Uma voz infantil respondeu aos toques, em seguida uma mulher tomou a frente e insistiu em saber o motivo da ligação. Sua insistência não venceu a daquela jovem que continuava a pronunciar o nome dele. Conseguiu. Uma voz grave e rude provocou segundos de silêncio, até que conseguisse retomar coragem e prosseguir com seu objetivo.
Ela não queria nada além de um encontro.
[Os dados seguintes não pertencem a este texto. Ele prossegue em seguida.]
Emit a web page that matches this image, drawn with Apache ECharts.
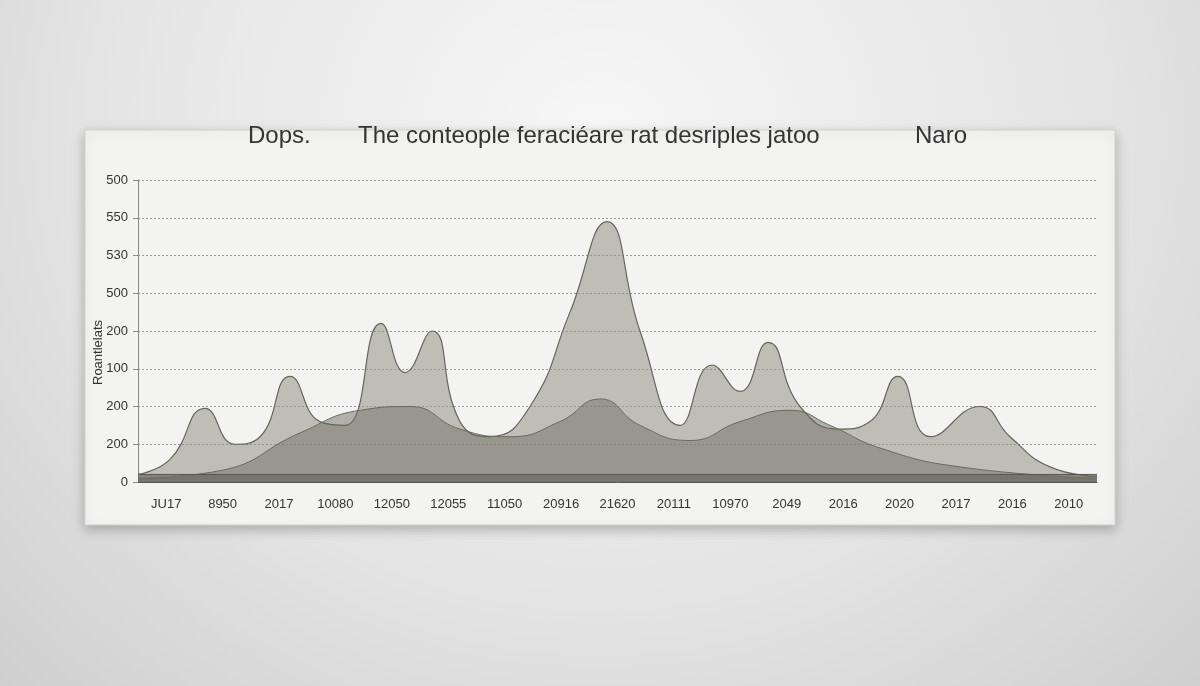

Não pediu uma palavra, uma explicação, um toque, nada, apenas um olhar que nem precisava ser correspondido, só queria o direito de por alguns segundos ver aquele a quem era tão comparada fisicamente, depois nunca mais o procuraria.
"Hoje estou casado, tenho dois filhos e não pretendo mudar isso. Desligue o telefone e siga sua vida como fez até hoje, sem mim. Afinal, se passou quinze anos querendo saber quem sou eu, foi em vão, pois, você quer saber, mas eu não tenho a menor vontade de saber quem é você.".
Algo impediu que a resposta saísse, não sabe ao certo o que, mas sentiu o coração parar por um tempo indeterminado. A voz travou na garganta e os dentes cerrados eram uma tentaiva de impedir que as lágrimas rolassem. Funcionou até desligar o telefone, mas não durou muito. Ao olhar para aquela que sempre esteve ao seu lado, não resistiu ao ver que a dor dela era maior que a sua.
Mágoa, raiva, orgulho, sentimentos se misturavam até se unirem representando o pior de todos: indiferença. Ela percebeu que ele não representava absolutamente nada de significante em sua vida. Não passava de um desconhecido que não era digno nem de pena.
As feridas foram cicatrizando com o tempo e os momentos de fraqueza expulsos ao ver que tinha alguém que a amava incondicionalmente, alguém que foi humilhada, mas jamais perdeu o brilho nos olhos. Esse mesmo alguém a faz sentir todos os dias que é especial, capaz de romper barreiras impostas pela vida e por si mesma.
E essa história não acabou. O mundo é pequeno, repleto de surpresas. Inevitavelmente, um dia eles se esbarram pelo caminho e o olhar recusado acontecerá. E aquela menina, hoje mulher, certamente, não pagará na mesma moeda.